▸ **Problem to work on**
Transcribe all the records exactly and omit any images they hold.

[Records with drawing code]
>> begin

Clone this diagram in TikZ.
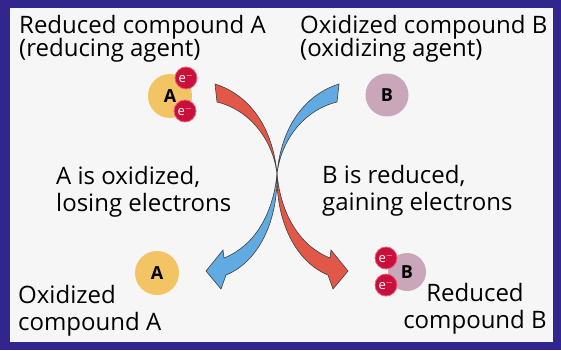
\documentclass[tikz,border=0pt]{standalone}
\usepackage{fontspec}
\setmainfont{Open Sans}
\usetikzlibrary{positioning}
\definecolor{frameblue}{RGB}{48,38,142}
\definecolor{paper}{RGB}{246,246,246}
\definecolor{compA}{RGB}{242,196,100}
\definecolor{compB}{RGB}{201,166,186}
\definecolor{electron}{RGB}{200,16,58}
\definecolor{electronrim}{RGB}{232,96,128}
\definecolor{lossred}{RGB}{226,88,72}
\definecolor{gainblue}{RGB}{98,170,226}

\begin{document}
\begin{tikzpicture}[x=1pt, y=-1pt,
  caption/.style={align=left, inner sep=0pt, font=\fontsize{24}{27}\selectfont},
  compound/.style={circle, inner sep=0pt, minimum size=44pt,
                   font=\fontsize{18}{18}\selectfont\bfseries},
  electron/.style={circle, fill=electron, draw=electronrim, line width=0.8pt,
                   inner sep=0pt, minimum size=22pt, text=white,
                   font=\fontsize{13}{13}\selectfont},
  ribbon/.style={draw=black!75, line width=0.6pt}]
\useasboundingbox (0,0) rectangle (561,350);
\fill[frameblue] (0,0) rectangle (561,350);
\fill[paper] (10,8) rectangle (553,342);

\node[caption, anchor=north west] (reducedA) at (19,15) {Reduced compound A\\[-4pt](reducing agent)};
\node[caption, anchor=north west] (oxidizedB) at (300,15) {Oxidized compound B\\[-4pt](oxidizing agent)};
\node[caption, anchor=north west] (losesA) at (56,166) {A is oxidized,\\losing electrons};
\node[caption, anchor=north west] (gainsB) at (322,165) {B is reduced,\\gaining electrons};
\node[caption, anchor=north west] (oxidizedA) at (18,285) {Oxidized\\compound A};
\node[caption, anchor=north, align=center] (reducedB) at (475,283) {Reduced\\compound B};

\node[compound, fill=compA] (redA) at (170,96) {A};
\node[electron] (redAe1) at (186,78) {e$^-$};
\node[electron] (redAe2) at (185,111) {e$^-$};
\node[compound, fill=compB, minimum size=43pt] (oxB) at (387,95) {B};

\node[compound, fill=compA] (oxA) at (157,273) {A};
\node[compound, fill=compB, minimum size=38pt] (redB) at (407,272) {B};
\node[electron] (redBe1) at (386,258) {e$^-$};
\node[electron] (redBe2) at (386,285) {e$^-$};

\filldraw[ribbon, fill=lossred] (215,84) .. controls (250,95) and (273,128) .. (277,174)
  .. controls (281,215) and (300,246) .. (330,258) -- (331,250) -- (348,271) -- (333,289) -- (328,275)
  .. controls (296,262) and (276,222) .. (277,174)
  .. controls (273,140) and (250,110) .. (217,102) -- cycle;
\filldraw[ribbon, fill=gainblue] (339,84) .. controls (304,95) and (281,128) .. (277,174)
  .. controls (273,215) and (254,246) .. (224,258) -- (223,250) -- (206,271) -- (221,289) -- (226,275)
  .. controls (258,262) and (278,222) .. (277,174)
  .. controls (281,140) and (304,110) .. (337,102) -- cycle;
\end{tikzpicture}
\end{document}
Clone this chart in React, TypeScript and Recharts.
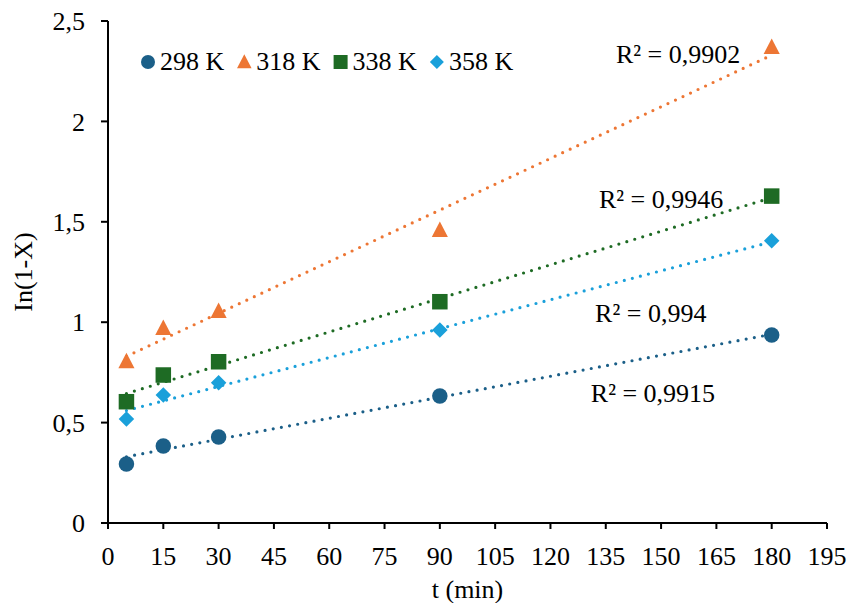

>> end

▸ **Written answer**
Clone this diagram in TikZ.
\documentclass[tikz,border=0pt]{standalone}
\usepackage{fontspec}
\setmainfont{Open Sans}
\usetikzlibrary{positioning}
\definecolor{frameblue}{RGB}{48,38,142}
\definecolor{paper}{RGB}{246,246,246}
\definecolor{compA}{RGB}{242,196,100}
\definecolor{compB}{RGB}{201,166,186}
\definecolor{electron}{RGB}{200,16,58}
\definecolor{electronrim}{RGB}{232,96,128}
\definecolor{lossred}{RGB}{226,88,72}
\definecolor{gainblue}{RGB}{98,170,226}

\begin{document}
\begin{tikzpicture}[x=1pt, y=-1pt,
  caption/.style={align=left, inner sep=0pt, font=\fontsize{24}{27}\selectfont},
  compound/.style={circle, inner sep=0pt, minimum size=44pt,
                   font=\fontsize{18}{18}\selectfont\bfseries},
  electron/.style={circle, fill=electron, draw=electronrim, line width=0.8pt,
                   inner sep=0pt, minimum size=22pt, text=white,
                   font=\fontsize{13}{13}\selectfont},
  ribbon/.style={draw=black!75, line width=0.6pt}]
\useasboundingbox (0,0) rectangle (561,350);
\fill[frameblue] (0,0) rectangle (561,350);
\fill[paper] (10,8) rectangle (553,342);

\node[caption, anchor=north west] (reducedA) at (19,15) {Reduced compound A\\[-4pt](reducing agent)};
\node[caption, anchor=north west] (oxidizedB) at (300,15) {Oxidized compound B\\[-4pt](oxidizing agent)};
\node[caption, anchor=north west] (losesA) at (56,166) {A is oxidized,\\losing electrons};
\node[caption, anchor=north west] (gainsB) at (322,165) {B is reduced,\\gaining electrons};
\node[caption, anchor=north west] (oxidizedA) at (18,285) {Oxidized\\compound A};
\node[caption, anchor=north, align=center] (reducedB) at (475,283) {Reduced\\compound B};

\node[compound, fill=compA] (redA) at (170,96) {A};
\node[electron] (redAe1) at (186,78) {e$^-$};
\node[electron] (redAe2) at (185,111) {e$^-$};
\node[compound, fill=compB, minimum size=43pt] (oxB) at (387,95) {B};

\node[compound, fill=compA] (oxA) at (157,273) {A};
\node[compound, fill=compB, minimum size=38pt] (redB) at (407,272) {B};
\node[electron] (redBe1) at (386,258) {e$^-$};
\node[electron] (redBe2) at (386,285) {e$^-$};

\filldraw[ribbon, fill=lossred] (215,84) .. controls (250,95) and (273,128) .. (277,174)
  .. controls (281,215) and (300,246) .. (330,258) -- (331,250) -- (348,271) -- (333,289) -- (328,275)
  .. controls (296,262) and (276,222) .. (277,174)
  .. controls (273,140) and (250,110) .. (217,102) -- cycle;
\filldraw[ribbon, fill=gainblue] (339,84) .. controls (304,95) and (281,128) .. (277,174)
  .. controls (273,215) and (254,246) .. (224,258) -- (223,250) -- (206,271) -- (221,289) -- (226,275)
  .. controls (258,262) and (278,222) .. (277,174)
  .. controls (281,140) and (304,110) .. (337,102) -- cycle;
\end{tikzpicture}
\end{document}
Clone this chart in React, TypeScript and Recharts.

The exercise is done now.